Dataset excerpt
● ● ●

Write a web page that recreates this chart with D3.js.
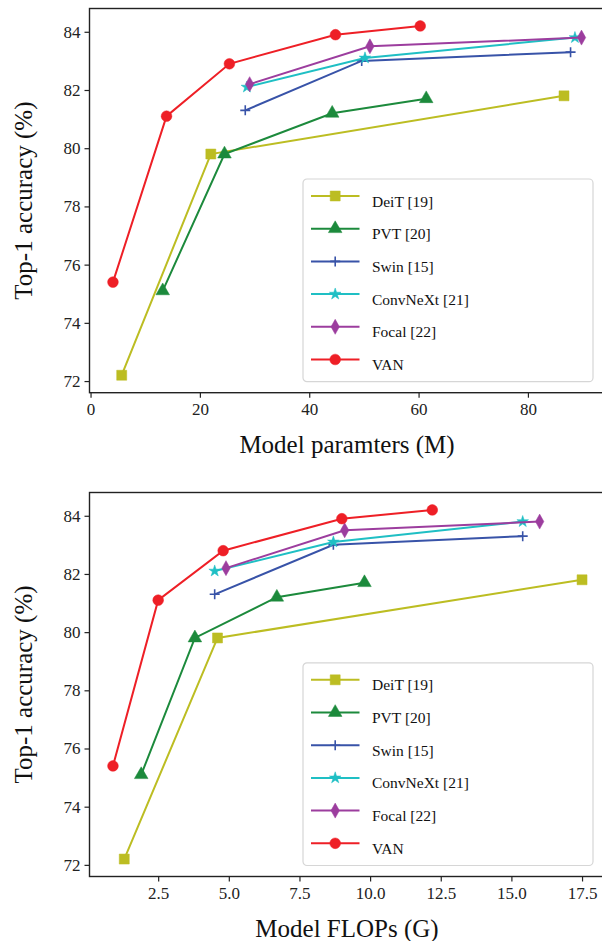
<!DOCTYPE html>
<html>
<head>
  <meta charset="utf-8">
  <style>
    body { margin: 0; background: #fff; }
    svg { display: block; font-family: "Liberation Serif", "Times New Roman", serif; }
  </style>
</head>
<body>
<svg id="chart" width="602" height="941"></svg>
<script src="https://cdn.jsdelivr.net/npm/d3@7"></script>
<script>
  // series names, in legend order
  const seriesNames = ["DeiT [19]", "PVT [20]", "Swin [15]", "ConvNeXt [21]", "Focal [22]", "VAN"];

  // model parameters (M)
  const deitParams = [5.7, 22.0, 86.6];
  const pvtParams = [13.2, 24.5, 44.2, 61.4];
  const swinParams = [28.3, 49.6, 87.8];
  const convnextParams = [28.6, 50.2, 88.6];
  const focalParams = [29.1, 51.1, 89.8];
  const vanParams = [4.1, 13.9, 25.4, 44.8, 60.3];

  // FLOPs (G)
  const deitFlops = [1.3, 4.6, 17.5];
  const pvtFlops = [1.9, 3.8, 6.7, 9.8];
  const swinFlops = [4.5, 8.7, 15.4];
  const convnextFlops = [4.5, 8.7, 15.4];
  const focalFlops = [4.9, 9.1, 16.0];
  const vanFlops = [0.9, 2.5, 4.8, 9.0, 12.2];

  // top-1 accuracy (%)
  const deitAcc = [72.2, 79.8, 81.8];
  const pvtAcc = [75.1, 79.8, 81.2, 81.7];
  const swinAcc = [81.3, 83.0, 83.3];
  const convnextAcc = [82.1, 83.1, 83.8];
  const focalAcc = [82.2, 83.5, 83.8];
  const vanAccParams = [75.4, 81.1, 82.9, 83.9, 84.2];
  const vanAccFlops = [75.4, 81.1, 82.8, 83.9, 84.2];

  const yTicks = [72, 74, 76, 78, 80, 82, 84];
  const paramTicks = [0, 20, 40, 60, 80];
  const flopTicks = [2.5, 5.0, 7.5, 10.0, 12.5, 15.0, 17.5];

  const colors = ["#bcbd22", "#1c8a3c", "#3853a8", "#1fbfc4", "#9c3d9e", "#ee1f26"];
  const markers = ["square", "triangle", "plus", "star", "diamond", "circle"];

  const svg = d3.select("#chart");

  function markerPath(type) {
    if (type === "square") return d3.symbol(d3.symbolSquare, 100)();
    if (type === "triangle") return d3.symbol(d3.symbolTriangle, 80)();
    if (type === "circle") return d3.symbol(d3.symbolCircle, 90)();
    if (type === "star") return d3.symbol(d3.symbolStar, 42)();
    if (type === "diamond") return "M0,-7.5L4.2,0L0,7.5L-4.2,0Z";
    if (type === "plus") return "M-5,0H5M0,-5V5";
    return "";
  }

  function drawMarker(g, type, color, x, y) {
    const p = g.append("path")
      .attr("d", markerPath(type))
      .attr("transform", `translate(${x},${y})`);
    if (type === "plus") {
      p.attr("fill", "none").attr("stroke", color).attr("stroke-width", 1.6);
    } else {
      p.attr("fill", color).attr("stroke", color).attr("stroke-width", 0.5);
    }
  }

  function panel(opts) {
    const g = svg.append("g");
    const x = d3.scaleLinear().domain(opts.xDomain).range([89.5, 605.5]);
    const y = d3.scaleLinear().domain([71.6, 84.8]).range([opts.bottom, opts.top]);

    // frame
    g.append("rect")
      .attr("x", 89.5).attr("y", opts.top)
      .attr("width", 516).attr("height", opts.bottom - opts.top)
      .attr("fill", "none").attr("stroke", "#222").attr("stroke-width", 1.4);

    const yAxis = g.append("g")
      .attr("transform", "translate(89.5,0)")
      .call(d3.axisLeft(y).tickValues(yTicks).tickSize(5).tickPadding(4));
    const xAxis = g.append("g")
      .attr("transform", `translate(0,${opts.bottom})`)
      .call(d3.axisBottom(x).tickValues(opts.xTicks).tickFormat(opts.fmt).tickSize(5).tickPadding(5));
    [yAxis, xAxis].forEach(a => {
      a.select(".domain").remove();
      a.selectAll("line").attr("stroke", "#222").attr("stroke-width", 1.2);
      a.selectAll("text").attr("fill", "#222").style("font-size", "17px").style("font-family", "Liberation Serif, serif");
    });

    g.append("text")
      .attr("x", 347).attr("y", opts.bottom + 60)
      .attr("text-anchor", "middle")
      .attr("fill", "#111")
      .style("font-size", "25px")
      .text(opts.xLabel);
    g.append("text")
      .attr("transform", `translate(32,${(opts.top + opts.bottom) / 2}) rotate(-90)`)
      .attr("text-anchor", "middle")
      .attr("fill", "#111")
      .style("font-size", "25px")
      .text("Top-1 accuracy (%)");

    const line = d3.line().x(d => x(d[0])).y(d => y(d[1]));
    opts.xs.forEach((xs, i) => {
      const pts = xs.map((v, j) => [v, opts.accs[i][j]]);
      g.append("path")
        .attr("d", line(pts))
        .attr("fill", "none")
        .attr("stroke", colors[i])
        .attr("stroke-width", 2);
      pts.forEach(p => drawMarker(g, markers[i], colors[i], x(p[0]), y(p[1])));
    });

    // legend
    const lg = g.append("g").attr("transform", `translate(303,${opts.bottom - 213.7})`);
    lg.append("rect")
      .attr("x", 0).attr("y", 0).attr("width", 290).attr("height", 202.7)
      .attr("rx", 4)
      .attr("fill", "#fff").attr("stroke", "#d6d6d6").attr("stroke-width", 1.2);
    seriesNames.forEach((name, i) => {
      const ry = 17 + i * 32.7;
      lg.append("line")
        .attr("x1", 8).attr("x2", 56.5).attr("y1", ry).attr("y2", ry)
        .attr("stroke", colors[i]).attr("stroke-width", 2);
      drawMarker(lg, markers[i], colors[i], 32.2, ry);
      lg.append("text")
        .attr("x", 69).attr("y", ry + 10.5)
        .attr("fill", "#111")
        .style("font-size", "15.5px")
        .text(name);
    });
  }

  panel({
    top: 8.5, bottom: 392.7,
    xDomain: [-0.19, 94.19],
    xTicks: paramTicks,
    fmt: d3.format("d"),
    xLabel: "Model paramters (M)",
    xs: [deitParams, pvtParams, swinParams, convnextParams, focalParams, vanParams],
    accs: [deitAcc, pvtAcc, swinAcc, convnextAcc, focalAcc, vanAccParams]
  });

  panel({
    top: 492.5, bottom: 876.5,
    xDomain: [0.07, 18.33],
    xTicks: flopTicks,
    fmt: d3.format(".1f"),
    xLabel: "Model FLOPs (G)",
    xs: [deitFlops, pvtFlops, swinFlops, convnextFlops, focalFlops, vanFlops],
    accs: [deitAcc, pvtAcc, swinAcc, convnextAcc, focalAcc, vanAccFlops]
  });
</script>
</body>
</html>
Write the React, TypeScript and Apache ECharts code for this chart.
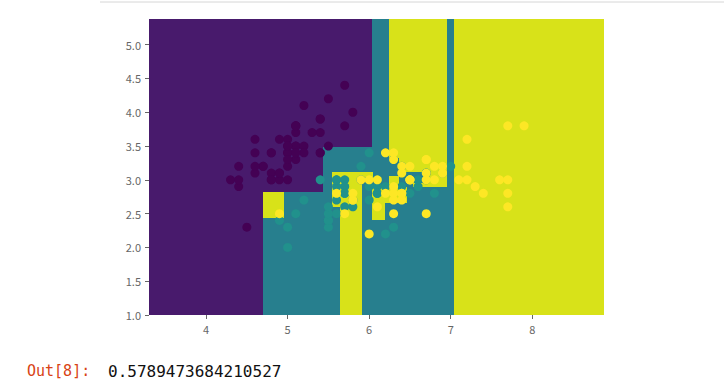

● ● ●

* What the exercise asks
Check each line above for the word "this" and give the number of lines that have it, nothing else.

* Answer to the task
2